Last night I went to Industrial Light & Magic's theater at the Presidio for a screening of "I Am Legend." One of the perks of being in the Writers' Guild is that you get to see movies for free, courtesy of the studios who want you to help their films gets nominated for stuff. No one's sent me any ballots for anything but so long as they invite me to special screenings to movies under the guise of "For Your Consideration..", I'll happily go. Better, maybe, is that I've started getting DVD's of these movies, which I thought was mostly going to be smaller, arty flicks that were hard to find in theaters, but then I got a copy of 'Knocked Up' (including a copy of the screenplay - woot!) and that theory went to hell.
So far I've gotten 3:10 to Yuma, Away from Her, Zodiac, the Kite Runner and a couple of others, all of which I'm looking forward to watching in the comfort of home. Paycheck, smaycheck - at least we'll be entertained.
As for the screening, it was neat just seeing something at ILM because I am precisely the kind of geek who gets excited about things like a life-sized model of Darth Vader. Or Boba Fett. Or the Ethan Allen-y bookcases which feature a number of light sabers used in the Star Wars films. That's just cool.
In January, I think one of the films I RSVP'd to see - Juno - will be at Pixar, which is along the same lines in terms of 'how excited I am about the venue' versus 'how excited I am just to see the movie.' In other words, the venue is total icing on the cake.
BTW, I never saw Omega Man, so I don't have that to compare it to, but I will say that I Am Legend kept me on the edge of my seat the entire time, to the point where after one particularly harrowing sequence, the guy next to me looked over at me and I could feel him laughing at how tense I was. After the movie was over, I told him I felt like I just ran a marathon, and we overheard a bunch of other people talking about how exhausted they were. Seriously, the movie had me hooked.
In other news, like you, I have been shopping. (I say 'like you,' because I like to think that you are not heartless meanies and have people for whom you would venture out into the great unwashed masses at Borders, Macy's and the Gap.) Perhaps unlike you, I found myself at the fragrance counter at Macy's, because the GF and I had left various perfumes in LA and thought perfume up here in SF might not be a bad idea. So I was on the hunt for something new.
People, when I shop, you can tell I am on a mission. I do not dawdle when I am on a mission and I do not mess around. Which was picked up on by the sole man - straight! - working the perfume counter at Macy's.
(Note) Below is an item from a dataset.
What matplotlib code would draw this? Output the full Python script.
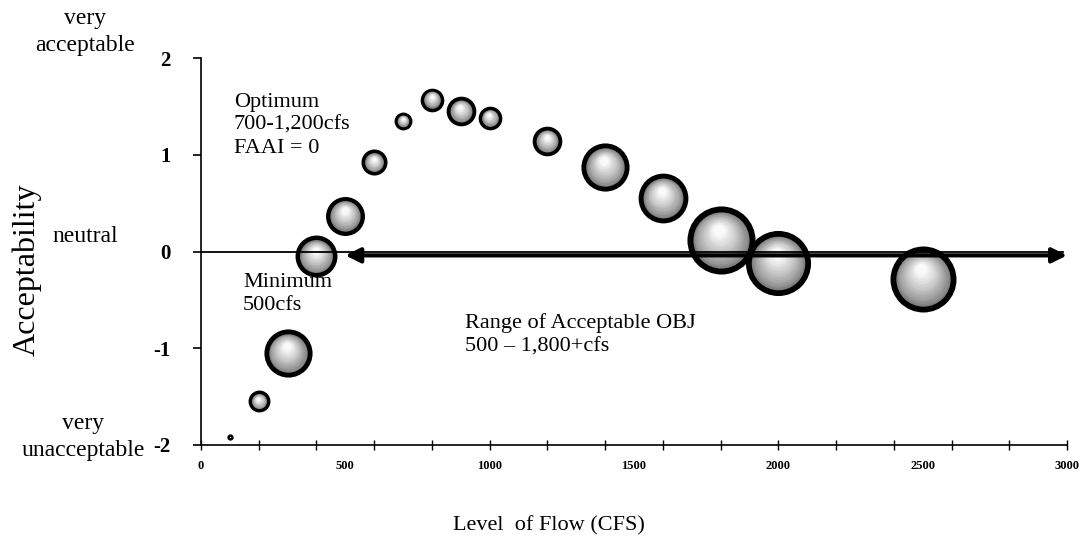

After some niceties were exchanged, niceties which were rote and insincere on both sides - I just want to discern as quickly as possible whether this man can help me or if he'll just be a waste of my time, while he just wants to make the quickest sale he can - we established that I was a bona fide customer, someone actually in the market for perfume, the very thing he was charged with selling that day.
My question to you, then, is DO I LOOK LIKE SOMEONE WHO WANTS TO SMELL LIKE PARIS HILTON?